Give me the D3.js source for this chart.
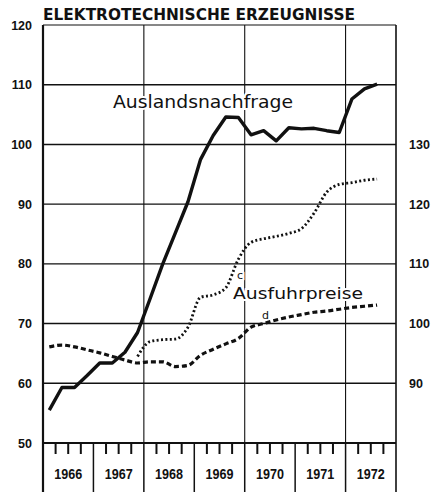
<!DOCTYPE html>
<html><head><meta charset="utf-8">
<script src="https://cdn.jsdelivr.net/npm/d3@7"></script>
<style>body{margin:0;background:#fff}svg{display:block}</style>
</head><body>
<script>
const title = "ELEKTROTECHNISCHE ERZEUGNISSE";
const years = [1966, 1967, 1968, 1969, 1970, 1971, 1972];
const leftTicks = [50, 60, 70, 80, 90, 100, 110, 120];
const rightTicks = [90, 100, 110, 120, 130];
const gridYears = [1968, 1970, 1972];
// quarterly observations
const quartersA = ["1966Q1","1966Q2","1966Q3","1966Q4","1967Q1","1967Q2","1967Q3","1967Q4",
  "1968Q1","1968Q2","1968Q3","1968Q4","1969Q1","1969Q2","1969Q3","1969Q4",
  "1970Q1","1970Q2","1970Q3","1970Q4","1971Q1","1971Q2","1971Q3","1971Q4",
  "1972Q1","1972Q2","1972Q3"];
// Auslandsnachfrage (left axis)
const auslandsnachfrage = [55.5, 59.3, 59.3, 61.3, 63.4, 63.4, 65.2, 68.5,
  74.2, 80.0, 85.2, 90.4, 97.5, 101.5, 104.6, 104.5,
  101.6, 102.3, 100.6, 102.8, 102.6, 102.7, 102.3, 102.0,
  107.6, 109.3, 110.1];
// Ausfuhrpreise c (right axis), from 1967Q4
const quartersC = quartersA.slice(7);
const preiseC = [94.5, 97.0, 97.3, 97.4, 99.4, 104.4, 104.8, 106.0, 110.8,
  113.6, 114.2, 114.6, 115.1, 115.9, 118.5, 122.0, 123.3, 123.6, 124.0, 124.2];
// Ausfuhrpreise d (right axis)
const preiseD = [96.1, 96.4, 96.1, 95.6, 95.1, 94.5, 93.9, 93.4,
  93.6, 93.6, 92.8, 93.0, 94.7, 95.7, 96.6, 97.5,
  99.4, 100.0, 100.6, 101.1, 101.5, 101.9, 102.1, 102.4,
  102.7, 102.9, 103.1];

const W = 432, H = 492;
const L = 43, R = 396, T = 25, B = 443;
const qt = s => +s.slice(0,4) + (+s.slice(5) - 0.5) / 4;

const x = d3.scaleLinear().domain([1966, 1973]).range([L, R]);
const yL = d3.scaleLinear().domain([50, 120]).range([B, T]);
const yR = d3.scaleLinear().domain([80, 150]).range([B, T]);

const svg = d3.select("body").append("svg").attr("width", W).attr("height", H);
const ink = "#111";

// horizontal grid
svg.append("g").selectAll("line").data(leftTicks.filter(v => v > 50 && v < 120)).join("line")
  .attr("x1", L).attr("x2", R).attr("y1", d => yL(d)).attr("y2", d => yL(d))
  .attr("stroke", ink).attr("stroke-width", 1.4);
// vertical grid
svg.append("g").selectAll("line").data(gridYears).join("line")
  .attr("x1", d => x(d)).attr("x2", d => x(d)).attr("y1", T).attr("y2", B)
  .attr("stroke", ink).attr("stroke-width", 1.1);

// frame
svg.append("line").attr("x1", L).attr("x2", R).attr("y1", T).attr("y2", T).attr("stroke", ink).attr("stroke-width", 1.2);
svg.append("line").attr("x1", L).attr("x2", L).attr("y1", T).attr("y2", H).attr("stroke", ink).attr("stroke-width", 2.2);
svg.append("line").attr("x1", R).attr("x2", R).attr("y1", T).attr("y2", H).attr("stroke", ink).attr("stroke-width", 1.6);
svg.append("line").attr("x1", L).attr("x2", R).attr("y1", B).attr("y2", B).attr("stroke", ink).attr("stroke-width", 2.2);

// year dividers and quarter ticks
svg.append("g").selectAll("line").data(years.slice(1)).join("line")
  .attr("x1", d => x(d)).attr("x2", d => x(d)).attr("y1", B).attr("y2", H)
  .attr("stroke", ink).attr("stroke-width", 1.5);
const qTicks = [];
years.forEach(yv => [0.25, 0.5, 0.75].forEach(f => qTicks.push(yv + f)));
svg.append("g").selectAll("line").data(qTicks).join("line")
  .attr("x1", d => x(d)).attr("x2", d => x(d)).attr("y1", B).attr("y2", B + 11)
  .attr("stroke", ink).attr("stroke-width", 2);
svg.append("g").selectAll("text").data(years).join("text")
  .attr("x", d => x(d + 0.5)).attr("y", 479).attr("text-anchor", "middle")
  .attr("font-family", "Liberation Sans, Arial, sans-serif").attr("font-weight", "bold")
  .attr("font-size", 14).attr("textLength", 28).attr("lengthAdjust", "spacingAndGlyphs")
  .attr("fill", ink).text(d => d);

// left axis labels
svg.append("g").selectAll("text").data(leftTicks).join("text")
  .attr("x", 32).attr("y", d => yL(d) + 4.5).attr("text-anchor", "end")
  .attr("font-family", "Liberation Sans, Arial, sans-serif").attr("font-weight", "bold")
  .attr("font-size", 12.5).attr("fill", ink).text(d => d);
// right axis labels
svg.append("g").selectAll("text").data(rightTicks).join("text")
  .attr("x", 409).attr("y", d => yR(d) + 4.5).attr("text-anchor", "start")
  .attr("font-family", "Liberation Sans, Arial, sans-serif").attr("font-weight", "bold")
  .attr("font-size", 12.5).attr("fill", ink).text(d => d);

// title
svg.append("text").attr("x", L).attr("y", 20)
  .attr("font-family", "DejaVu Sans, sans-serif").attr("font-weight", "bold")
  .attr("font-size", 16).attr("textLength", 312).attr("lengthAdjust", "spacingAndGlyphs")
  .attr("fill", ink).text(title);

// labels with white halo
function label(txt, lx, ly, size, len) {
  const t = svg.append("text").attr("x", lx).attr("y", ly)
    .attr("font-family", "DejaVu Sans, sans-serif").attr("font-size", size)
    .attr("fill", ink).attr("stroke", "#fff").attr("stroke-width", 4)
    .attr("paint-order", "stroke").text(txt);
  if (len) t.attr("textLength", len).attr("lengthAdjust", "spacingAndGlyphs");
  return t;
}
label("Auslandsnachfrage", 113, 108, 17, 180);
label("Ausfuhrpreise", 233, 299, 15.5, 130);
label("c", 237, 279, 11);
label("d", 262, 319, 11);

// lines
const lineR = d3.line().x(d => x(qt(d[0]))).y(d => yR(d[1])).curve(d3.curveMonotoneX);

svg.append("path").datum(d3.zip(quartersA, preiseD)).attr("d", lineR)
  .attr("fill", "none").attr("stroke", ink).attr("stroke-width", 3.2)
  .attr("stroke-dasharray", "5,3");
svg.append("path").datum(d3.zip(quartersC, preiseC)).attr("d", lineR)
  .attr("fill", "none").attr("stroke", ink).attr("stroke-width", 2.8)
  .attr("stroke-dasharray", "2,2.4");
svg.append("path").datum(d3.zip(quartersA, auslandsnachfrage))
  .attr("d", d3.line().x(d => x(qt(d[0]))).y(d => yL(d[1])))
  .attr("fill", "none").attr("stroke", ink).attr("stroke-width", 3.4)
  .attr("stroke-linejoin", "round");
</script>
</body></html>
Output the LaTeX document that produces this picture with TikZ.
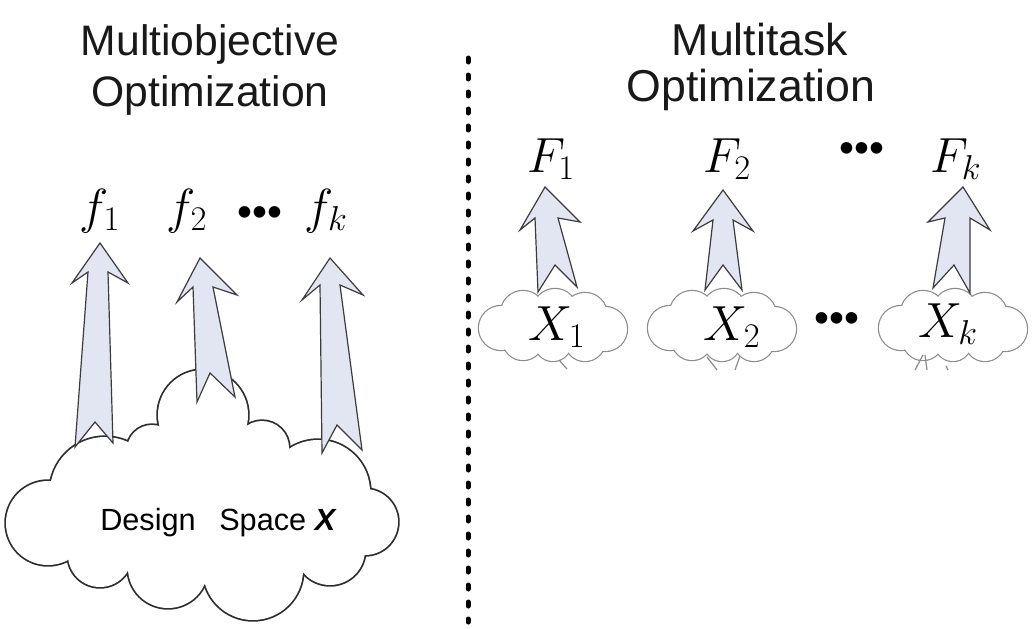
\RequirePackage{fix-cm}
\documentclass[tikz,border=0pt]{standalone}
\usepackage{fontspec}
\setmainfont{Liberation Sans}
\definecolor{arrowfill}{RGB}{226,229,242}
\definecolor{arrowline}{RGB}{60,60,60}
\definecolor{cloudline}{RGB}{45,45,45}
\definecolor{smallcloudline}{RGB}{140,140,140}
\def\bigcloudlobes{48/523/42, 105/492/55, 152/450/25, 203/415/45, 262/448/27, 318/492/52, 365/522/33, 330/550/35, 253/570/50, 168/568/40, 100/555/32}
\def\smalllobes{-52/3/22, -30/-12/22, 2/-14/22, 32/-10/22, 52/4/22, 32/16/20, 0/18/18, -30/15/20}
\begin{document}
\begin{tikzpicture}[x=0.75pt,y=-0.75pt,
  title/.style={font=\fontsize{32}{38}\selectfont, text=black!90, inner sep=0pt, anchor=base},
  titleb/.style={font=\fontsize{33.5}{40}\selectfont, text=black!90, inner sep=0pt, anchor=base},
  mathlbl/.style={font=\fontsize{37}{44}\selectfont, inner sep=0pt, anchor=base},
  dotslbl/.style={font=\fontsize{32}{40}\selectfont, inner sep=0pt},
  designlbl/.style={font=\fontsize{23}{28}\selectfont, inner sep=0pt, anchor=base},
  blockarrow/.style={fill=arrowfill, draw=arrowline, line width=0.9pt, line join=miter},
  cloudedge/.style={draw=cloudline, line width=2.6pt},
  smalledge/.style={draw=smallcloudline, line width=1.8pt},
  fragment/.style={draw=smallcloudline, line width=0.9pt},
  divider/.style={line width=3.75pt, dash pattern=on 3pt off 9.75pt, line cap=round},
  smallcloud/.pic={
    \foreach \cx/\cy/\cr in \smalllobes {\draw[smalledge] (\cx,\cy) circle[radius=\cr];}
    \foreach \cx/\cy/\cr in \smalllobes {\fill[white] (\cx,\cy) circle[radius=\cr];}
    \fill[white] (-52,3) -- (-30,-12) -- (2,-14) -- (32,-10) -- (52,4) -- (32,16) -- (0,18) -- (-30,15) -- cycle;
  }
]
\useasboundingbox (0,0) rectangle (1034,628);
\fill[white] (0,0) rectangle (1034,628);

% titles
\node[title] (t1a) at (210,55) {Multiobjective};
\node[title] (t1b) at (210,106) {Optimization};
\node[titleb] (t2a) at (760,55) {Multitask};
\node[titleb] (t2b) at (751,101) {Optimization};

% divider
\coordinate (d1) at (468,58);
\coordinate (d2) at (468,622);
\draw[divider] (d1) -- (d2);

% big cloud
\foreach \cx/\cy/\cr in \bigcloudlobes {\draw[cloudedge] (\cx,\cy) circle[radius=\cr];}
\foreach \cx/\cy/\cr in \bigcloudlobes {\fill[white] (\cx,\cy) circle[radius=\cr];}
\fill[white] (48,523) -- (105,492) -- (152,450) -- (203,415) -- (262,448) -- (318,492) -- (365,522) -- (330,550) -- (253,570) -- (168,568) -- (100,555) -- cycle;

% left arrows
\draw[blockarrow] (100,243) -- (128,283) -- (108,272) -- (113,443) -- (95,422) -- (75,447) -- (88,272) -- (72,283) -- cycle;
\draw[blockarrow] (200,258) -- (237,295) -- (213,287) -- (235,397) -- (210,373) -- (197,402) -- (193,287) -- (177,302) -- cycle;
\draw[blockarrow] (330,258) -- (363,295) -- (340,285) -- (362,450) -- (337,425) -- (322,453) -- (320,285) -- (302,300) -- cycle;

\node[designlbl] (ds1) at (148,530) {Design};
\node[designlbl] (ds2) at (278,530) {Space \textbf{\textit{X}}};

\node[mathlbl] (f1) at (100,223) {$f_1$};
\node[mathlbl] (f2) at (187,223) {$f_2$};
\node[dotslbl] (fd) at (260,217) {•••};
\node[mathlbl] (fk) at (326,223) {$f_k$};

% small clouds
\pic (c1) at (553,325) {smallcloud};
\pic (c2) at (722,325) {smallcloud};
\pic (c3) at (953,325) {smallcloud};

% fragments below small clouds
\draw[fragment] (559,360) -- (567,369);
\draw[fragment] (707,357) -- (717,370);
\draw[fragment] (740,356) -- (735,370);
\draw[fragment] (923,355) -- (915,370);
\draw[fragment] (925,355) -- (927,370);
\draw[fragment] (946,366) -- (948,370);

% right arrows
\draw[blockarrow] (545,187) -- (580,222) -- (558,218) -- (577,287) -- (555,265) -- (538,292) -- (535,218) -- (520,230) -- cycle;
\draw[blockarrow] (723,190) -- (753,231) -- (733,220) -- (742,290) -- (723,265) -- (705,290) -- (713,220) -- (693,231) -- cycle;
\draw[blockarrow] (963,187) -- (990,230) -- (970,218) -- (970,293) -- (954,265) -- (933,288) -- (945,218) -- (928,222) -- cycle;

\node[mathlbl] (F1) at (551,172) {$F_1$};
\node[mathlbl] (F2) at (727,172) {$F_2$};
\node[dotslbl] (Fd) at (862,153) {•••};
\node[mathlbl] (Fk) at (956,172) {$F_k$};

\node[mathlbl] (X1) at (557,340) {$X_1$};
\node[mathlbl] (X2) at (732,340) {$X_2$};
\node[dotslbl] (Xd) at (837,323) {•••};
\node[mathlbl] (Xk) at (948,337) {$X_k$};
\end{tikzpicture}
\end{document}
________________
Problem to solve ▸ Leaving the pictures out, write out exactly the lines from the line containing "Output the LaTeX" through the line containing "(t2b) at (751,101)", both included.

Output of the exercise ▸
Output the LaTeX document that produces this picture with TikZ.
\RequirePackage{fix-cm}
\documentclass[tikz,border=0pt]{standalone}
\usepackage{fontspec}
\setmainfont{Liberation Sans}
\definecolor{arrowfill}{RGB}{226,229,242}
\definecolor{arrowline}{RGB}{60,60,60}
\definecolor{cloudline}{RGB}{45,45,45}
\definecolor{smallcloudline}{RGB}{140,140,140}
\def\bigcloudlobes{48/523/42, 105/492/55, 152/450/25, 203/415/45, 262/448/27, 318/492/52, 365/522/33, 330/550/35, 253/570/50, 168/568/40, 100/555/32}
\def\smalllobes{-52/3/22, -30/-12/22, 2/-14/22, 32/-10/22, 52/4/22, 32/16/20, 0/18/18, -30/15/20}
\begin{document}
\begin{tikzpicture}[x=0.75pt,y=-0.75pt,
  title/.style={font=\fontsize{32}{38}\selectfont, text=black!90, inner sep=0pt, anchor=base},
  titleb/.style={font=\fontsize{33.5}{40}\selectfont, text=black!90, inner sep=0pt, anchor=base},
  mathlbl/.style={font=\fontsize{37}{44}\selectfont, inner sep=0pt, anchor=base},
  dotslbl/.style={font=\fontsize{32}{40}\selectfont, inner sep=0pt},
  designlbl/.style={font=\fontsize{23}{28}\selectfont, inner sep=0pt, anchor=base},
  blockarrow/.style={fill=arrowfill, draw=arrowline, line width=0.9pt, line join=miter},
  cloudedge/.style={draw=cloudline, line width=2.6pt},
  smalledge/.style={draw=smallcloudline, line width=1.8pt},
  fragment/.style={draw=smallcloudline, line width=0.9pt},
  divider/.style={line width=3.75pt, dash pattern=on 3pt off 9.75pt, line cap=round},
  smallcloud/.pic={
    \foreach \cx/\cy/\cr in \smalllobes {\draw[smalledge] (\cx,\cy) circle[radius=\cr];}
    \foreach \cx/\cy/\cr in \smalllobes {\fill[white] (\cx,\cy) circle[radius=\cr];}
    \fill[white] (-52,3) -- (-30,-12) -- (2,-14) -- (32,-10) -- (52,4) -- (32,16) -- (0,18) -- (-30,15) -- cycle;
  }
]
\useasboundingbox (0,0) rectangle (1034,628);
\fill[white] (0,0) rectangle (1034,628);

% titles
\node[title] (t1a) at (210,55) {Multiobjective};
\node[title] (t1b) at (210,106) {Optimization};
\node[titleb] (t2a) at (760,55) {Multitask};
\node[titleb] (t2b) at (751,101) {Optimization};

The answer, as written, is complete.